Q1 2025 macro situation in Ukraine better than initially expected - Finance Ministry
MOSCOW. April 17 (Interfax) - The macro situation in Ukraine in the first quarter of 2025 turned out to be better than initially expected due to the stable operation of the energy sector and industry in the winter, Ukrainian Finance Minister Sergei Marchenko said.
"Our macro situation in the first quarter of the 2025 was better compared to our projections," Ukrainian media quoted Marchenko as saying in a statement at the Center for Economic Strategy's web conference, titled 'Ukraine's budget resilience over three years: role of international support'.
Since expectations regarding power outages did not come true, some economic development results were even better than last year's, he said.
At the same time, Marchenko declined to offer any more specific estimates of GDP dynamics.
He also believes that Ukraine may "gradually reduce its dependence on international aid."
"I mean in a step-by-step manner, not fast. We have many questions as to how we can balance our budget in 2026 based on the current commitments we have undertaken as part of the programs agreed with the [International Monetary Fund] IMF," Marchenko said.
Ukrainian Deputy Prime Minister and Economy Minister Yulia Sviridenko said on March 18 that the country's GDP growth in January-February 2025 was estimated at 1.1%.

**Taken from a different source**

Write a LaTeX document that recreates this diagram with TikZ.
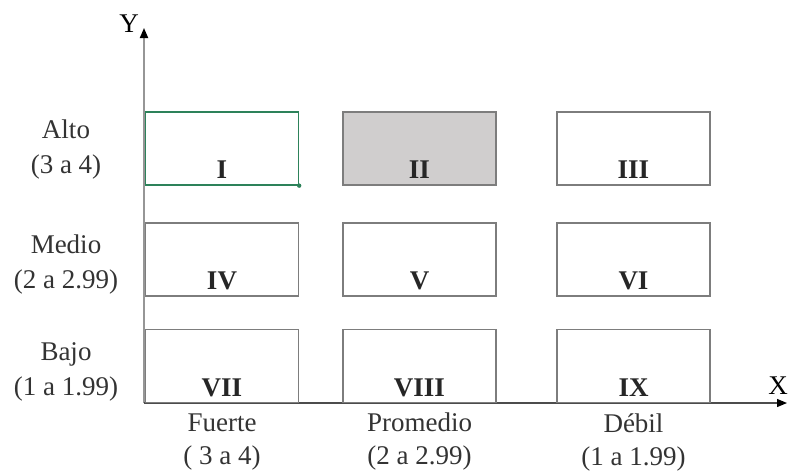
\documentclass[tikz,border=0pt]{standalone}
\usepackage{fontspec}
\setmainfont{Liberation Serif}
\usetikzlibrary{arrows.meta,positioning}
\definecolor{boxgray}{RGB}{125,125,125}
\definecolor{axisgray}{RGB}{150,150,150}
\definecolor{selgreen}{RGB}{45,130,90}
\definecolor{shade}{RGB}{208,206,206}
\tikzset{
  cell/.style={draw=boxgray,line width=1.3pt,minimum width=153pt,minimum height=73pt,inner sep=0pt},
  num/.style={font=\fontsize{27}{30}\selectfont\bfseries,text=black!85,inner sep=0pt,anchor=base},
  lab/.style={font=\fontsize{27}{35}\selectfont,text=black!80,align=center,inner sep=0pt},
  tip/.style={-{Triangle[length=10pt,width=8pt,color=black]}},
}
\begin{document}
\begin{tikzpicture}[x=1pt,y=-1pt]
\useasboundingbox (0,0) rectangle (788,472);
% ejes
\coordinate (O) at (144,403);
\coordinate (ytop) at (144,28);
\coordinate (xend) at (787,403);
\draw[axisgray,line width=1.8pt,tip] (O)--(ytop);
\draw[black!70,line width=1.3pt,tip] (O)--(xend);
\node[lab,text=black] (ylab) at (129,24) {Y};
\node[lab,text=black] (xlab) at (778,386) {X};
% cuadrantes
\node[cell,draw=selgreen] (c1) at (222,148.5) {};
\node[cell,fill=shade] (c2) at (419.5,148.5) {};
\node[cell] (c3) at (633.5,148.5) {};
\node[cell] (c4) at (222,259.5) {};
\node[cell] (c5) at (419.5,259.5) {};
\node[cell] (c6) at (633.5,259.5) {};
\node[cell] (c7) at (222,366) {};
\node[cell] (c8) at (419.5,366) {};
\node[cell] (c9) at (633.5,366) {};
\fill[selgreen] (c1.south east) circle (2.2);
\node[num] (n1) at ([yshift=7pt]c1.south) {I};
\node[num] (n2) at ([yshift=7pt]c2.south) {II};
\node[num] (n3) at ([yshift=7pt]c3.south) {III};
\node[num] (n4) at ([yshift=7pt]c4.south) {IV};
\node[num] (n5) at ([yshift=7pt]c5.south) {V};
\node[num] (n6) at ([yshift=7pt]c6.south) {VI};
\node[num] (n7) at ([yshift=7pt]c7.south) {VII};
\node[num] (n8) at ([yshift=7pt]c8.south) {VIII};
\node[num] (n9) at ([yshift=7pt]c9.south) {IX};
% etiquetas
\node[lab] (alto) at (66,150) {Alto\\(3 a 4)};
\node[lab] (medio) at (66,265) {Medio\\(2 a 2.99)};
\node[lab] (bajo) at (66,372) {Bajo\\(1 a 1.99)};
\node[lab,font=\fontsize{27}{33}\selectfont] (fuerte) at (222,442) {Fuerte\\( 3 a 4)};
\node[lab,font=\fontsize{27}{33}\selectfont] (prom) at (419.5,442) {Promedio\\(2 a 2.99)};
\node[lab,font=\fontsize{27}{33}\selectfont] (debil) at (633.5,442) {Débil\\(1 a 1.99)};
\end{tikzpicture}
\end{document}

As reported, on February 28 the IMF cut its 2025 economic growth forecast for Ukraine by 0.5 percentage points to 2%-3%. Other institutions have also downgraded their Ukraine GDP growth forecasts for 2025, with the European Bank for Reconstruction and Development cutting it from 4.7% to 3.5%, the World Bank from 6.5% to 2%, and the National Bank of Ukraine from 4.1% to 3.6%. Meanwhile, Ukraine's 2025 budget is based on a 2.7% GDP growth projection.